Given request. Transcribe the lines from the start of the data below through the line with "const_h = [[6.0, 6.0], [4.0, 4.0], [2.0, 2.0]]", word for word and nothing more.

________________________

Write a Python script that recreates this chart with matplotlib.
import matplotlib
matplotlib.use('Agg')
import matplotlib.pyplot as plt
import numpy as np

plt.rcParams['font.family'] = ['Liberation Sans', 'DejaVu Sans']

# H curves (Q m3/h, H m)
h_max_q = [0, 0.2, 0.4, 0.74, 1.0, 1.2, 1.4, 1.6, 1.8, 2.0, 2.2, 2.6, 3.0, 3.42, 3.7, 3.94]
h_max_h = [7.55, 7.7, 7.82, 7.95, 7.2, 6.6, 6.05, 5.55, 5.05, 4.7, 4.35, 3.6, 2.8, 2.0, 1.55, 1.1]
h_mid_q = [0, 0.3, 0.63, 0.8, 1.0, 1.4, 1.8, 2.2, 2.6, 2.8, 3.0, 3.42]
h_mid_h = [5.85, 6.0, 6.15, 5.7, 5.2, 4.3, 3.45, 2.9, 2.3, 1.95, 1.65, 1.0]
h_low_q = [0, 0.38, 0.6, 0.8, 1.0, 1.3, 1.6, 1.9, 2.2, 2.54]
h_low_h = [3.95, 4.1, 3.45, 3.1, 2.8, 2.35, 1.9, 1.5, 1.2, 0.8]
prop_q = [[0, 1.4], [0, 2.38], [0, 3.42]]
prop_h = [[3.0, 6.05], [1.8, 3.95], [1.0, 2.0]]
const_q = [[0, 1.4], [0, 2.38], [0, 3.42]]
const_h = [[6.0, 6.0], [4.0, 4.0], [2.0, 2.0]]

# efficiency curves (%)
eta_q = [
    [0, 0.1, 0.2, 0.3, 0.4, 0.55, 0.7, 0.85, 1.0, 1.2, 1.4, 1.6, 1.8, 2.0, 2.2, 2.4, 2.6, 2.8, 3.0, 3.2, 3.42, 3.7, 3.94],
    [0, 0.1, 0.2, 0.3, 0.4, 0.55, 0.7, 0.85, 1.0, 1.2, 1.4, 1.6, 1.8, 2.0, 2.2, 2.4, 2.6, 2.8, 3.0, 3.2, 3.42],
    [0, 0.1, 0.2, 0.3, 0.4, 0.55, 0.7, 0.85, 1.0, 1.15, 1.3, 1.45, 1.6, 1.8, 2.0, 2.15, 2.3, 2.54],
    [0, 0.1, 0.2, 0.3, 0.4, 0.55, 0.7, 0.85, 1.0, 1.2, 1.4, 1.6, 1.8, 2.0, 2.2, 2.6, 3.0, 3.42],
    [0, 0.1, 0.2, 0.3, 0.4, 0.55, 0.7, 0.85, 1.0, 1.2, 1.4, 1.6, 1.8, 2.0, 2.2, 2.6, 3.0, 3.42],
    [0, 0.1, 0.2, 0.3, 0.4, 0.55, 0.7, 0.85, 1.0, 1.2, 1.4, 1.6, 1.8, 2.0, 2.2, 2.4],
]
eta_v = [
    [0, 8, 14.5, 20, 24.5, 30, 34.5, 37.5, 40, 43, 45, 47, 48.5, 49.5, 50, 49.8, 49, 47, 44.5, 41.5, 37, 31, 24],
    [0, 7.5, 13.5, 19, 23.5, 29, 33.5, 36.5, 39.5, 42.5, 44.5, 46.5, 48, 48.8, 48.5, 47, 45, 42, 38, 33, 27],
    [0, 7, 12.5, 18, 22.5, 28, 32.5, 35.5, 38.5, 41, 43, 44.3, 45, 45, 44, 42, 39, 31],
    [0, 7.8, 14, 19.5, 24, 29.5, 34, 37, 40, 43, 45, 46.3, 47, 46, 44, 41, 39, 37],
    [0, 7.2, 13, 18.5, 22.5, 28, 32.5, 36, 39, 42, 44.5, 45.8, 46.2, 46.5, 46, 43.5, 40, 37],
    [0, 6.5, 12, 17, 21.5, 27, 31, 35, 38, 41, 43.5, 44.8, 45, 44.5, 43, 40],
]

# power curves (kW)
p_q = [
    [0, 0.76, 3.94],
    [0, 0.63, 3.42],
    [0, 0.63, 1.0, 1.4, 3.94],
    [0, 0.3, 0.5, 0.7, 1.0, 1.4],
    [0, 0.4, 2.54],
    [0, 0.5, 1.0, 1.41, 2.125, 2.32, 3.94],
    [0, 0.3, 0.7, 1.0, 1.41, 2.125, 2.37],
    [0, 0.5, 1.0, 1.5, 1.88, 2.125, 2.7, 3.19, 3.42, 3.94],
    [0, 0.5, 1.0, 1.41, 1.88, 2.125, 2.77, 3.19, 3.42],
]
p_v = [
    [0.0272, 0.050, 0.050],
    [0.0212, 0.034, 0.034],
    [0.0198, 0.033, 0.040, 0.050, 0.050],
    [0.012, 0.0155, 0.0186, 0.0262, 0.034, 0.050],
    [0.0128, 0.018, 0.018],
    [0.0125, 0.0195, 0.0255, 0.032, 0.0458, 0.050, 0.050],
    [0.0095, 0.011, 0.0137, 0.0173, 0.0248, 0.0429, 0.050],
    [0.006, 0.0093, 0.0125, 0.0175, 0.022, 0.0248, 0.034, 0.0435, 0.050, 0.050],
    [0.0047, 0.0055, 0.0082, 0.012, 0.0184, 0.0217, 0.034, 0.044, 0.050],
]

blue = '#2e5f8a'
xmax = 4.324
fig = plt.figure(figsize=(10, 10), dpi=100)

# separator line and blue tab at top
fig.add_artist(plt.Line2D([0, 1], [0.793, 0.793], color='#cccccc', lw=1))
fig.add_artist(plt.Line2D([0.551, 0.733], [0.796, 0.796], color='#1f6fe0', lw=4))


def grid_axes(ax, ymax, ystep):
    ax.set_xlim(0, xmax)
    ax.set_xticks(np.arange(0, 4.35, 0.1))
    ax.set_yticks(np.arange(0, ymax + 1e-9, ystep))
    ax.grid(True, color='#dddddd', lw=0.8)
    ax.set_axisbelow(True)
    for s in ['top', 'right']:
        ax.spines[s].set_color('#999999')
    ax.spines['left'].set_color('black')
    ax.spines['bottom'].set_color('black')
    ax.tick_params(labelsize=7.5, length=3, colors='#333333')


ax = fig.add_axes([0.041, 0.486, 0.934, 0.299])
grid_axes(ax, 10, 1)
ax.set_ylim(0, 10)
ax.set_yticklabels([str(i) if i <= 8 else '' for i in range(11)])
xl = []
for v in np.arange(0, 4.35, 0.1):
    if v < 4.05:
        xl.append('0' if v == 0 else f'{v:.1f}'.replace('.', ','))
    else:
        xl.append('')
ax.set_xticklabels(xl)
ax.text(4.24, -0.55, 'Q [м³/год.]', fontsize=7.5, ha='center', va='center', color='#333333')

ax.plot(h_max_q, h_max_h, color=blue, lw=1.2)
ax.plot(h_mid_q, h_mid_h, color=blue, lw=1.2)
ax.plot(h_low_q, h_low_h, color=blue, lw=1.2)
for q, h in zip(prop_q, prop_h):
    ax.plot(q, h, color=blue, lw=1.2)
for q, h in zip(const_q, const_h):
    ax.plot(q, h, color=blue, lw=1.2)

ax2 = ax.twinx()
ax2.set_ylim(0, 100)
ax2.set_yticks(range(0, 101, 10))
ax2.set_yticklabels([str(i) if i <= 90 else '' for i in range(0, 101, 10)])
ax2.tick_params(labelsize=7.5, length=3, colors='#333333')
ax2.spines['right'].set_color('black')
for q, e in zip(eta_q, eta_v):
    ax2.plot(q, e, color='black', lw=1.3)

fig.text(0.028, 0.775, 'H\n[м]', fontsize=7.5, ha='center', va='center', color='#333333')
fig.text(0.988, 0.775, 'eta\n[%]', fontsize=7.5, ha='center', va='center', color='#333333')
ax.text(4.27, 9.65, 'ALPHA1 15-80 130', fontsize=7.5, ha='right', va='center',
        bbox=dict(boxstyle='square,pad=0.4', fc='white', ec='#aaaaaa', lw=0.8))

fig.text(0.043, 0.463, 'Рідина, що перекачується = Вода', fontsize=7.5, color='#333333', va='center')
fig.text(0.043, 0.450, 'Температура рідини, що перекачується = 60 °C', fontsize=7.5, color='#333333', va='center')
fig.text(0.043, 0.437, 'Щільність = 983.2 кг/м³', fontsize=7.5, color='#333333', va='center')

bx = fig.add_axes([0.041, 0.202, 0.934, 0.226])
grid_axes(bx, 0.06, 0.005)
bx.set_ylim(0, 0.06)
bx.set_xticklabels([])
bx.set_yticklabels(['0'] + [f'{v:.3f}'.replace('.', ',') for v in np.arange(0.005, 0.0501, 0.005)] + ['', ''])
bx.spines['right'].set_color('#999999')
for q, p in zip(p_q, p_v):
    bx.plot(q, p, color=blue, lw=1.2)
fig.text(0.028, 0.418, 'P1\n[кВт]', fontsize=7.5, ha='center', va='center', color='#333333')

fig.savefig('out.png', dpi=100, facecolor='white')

________________________

Solved exercise.
Write a Python script that recreates this chart with matplotlib.
import matplotlib
matplotlib.use('Agg')
import matplotlib.pyplot as plt
import numpy as np

plt.rcParams['font.family'] = ['Liberation Sans', 'DejaVu Sans']

# H curves (Q m3/h, H m)
h_max_q = [0, 0.2, 0.4, 0.74, 1.0, 1.2, 1.4, 1.6, 1.8, 2.0, 2.2, 2.6, 3.0, 3.42, 3.7, 3.94]
h_max_h = [7.55, 7.7, 7.82, 7.95, 7.2, 6.6, 6.05, 5.55, 5.05, 4.7, 4.35, 3.6, 2.8, 2.0, 1.55, 1.1]
h_mid_q = [0, 0.3, 0.63, 0.8, 1.0, 1.4, 1.8, 2.2, 2.6, 2.8, 3.0, 3.42]
h_mid_h = [5.85, 6.0, 6.15, 5.7, 5.2, 4.3, 3.45, 2.9, 2.3, 1.95, 1.65, 1.0]
h_low_q = [0, 0.38, 0.6, 0.8, 1.0, 1.3, 1.6, 1.9, 2.2, 2.54]
h_low_h = [3.95, 4.1, 3.45, 3.1, 2.8, 2.35, 1.9, 1.5, 1.2, 0.8]
prop_q = [[0, 1.4], [0, 2.38], [0, 3.42]]
prop_h = [[3.0, 6.05], [1.8, 3.95], [1.0, 2.0]]
const_q = [[0, 1.4], [0, 2.38], [0, 3.42]]
const_h = [[6.0, 6.0], [4.0, 4.0], [2.0, 2.0]]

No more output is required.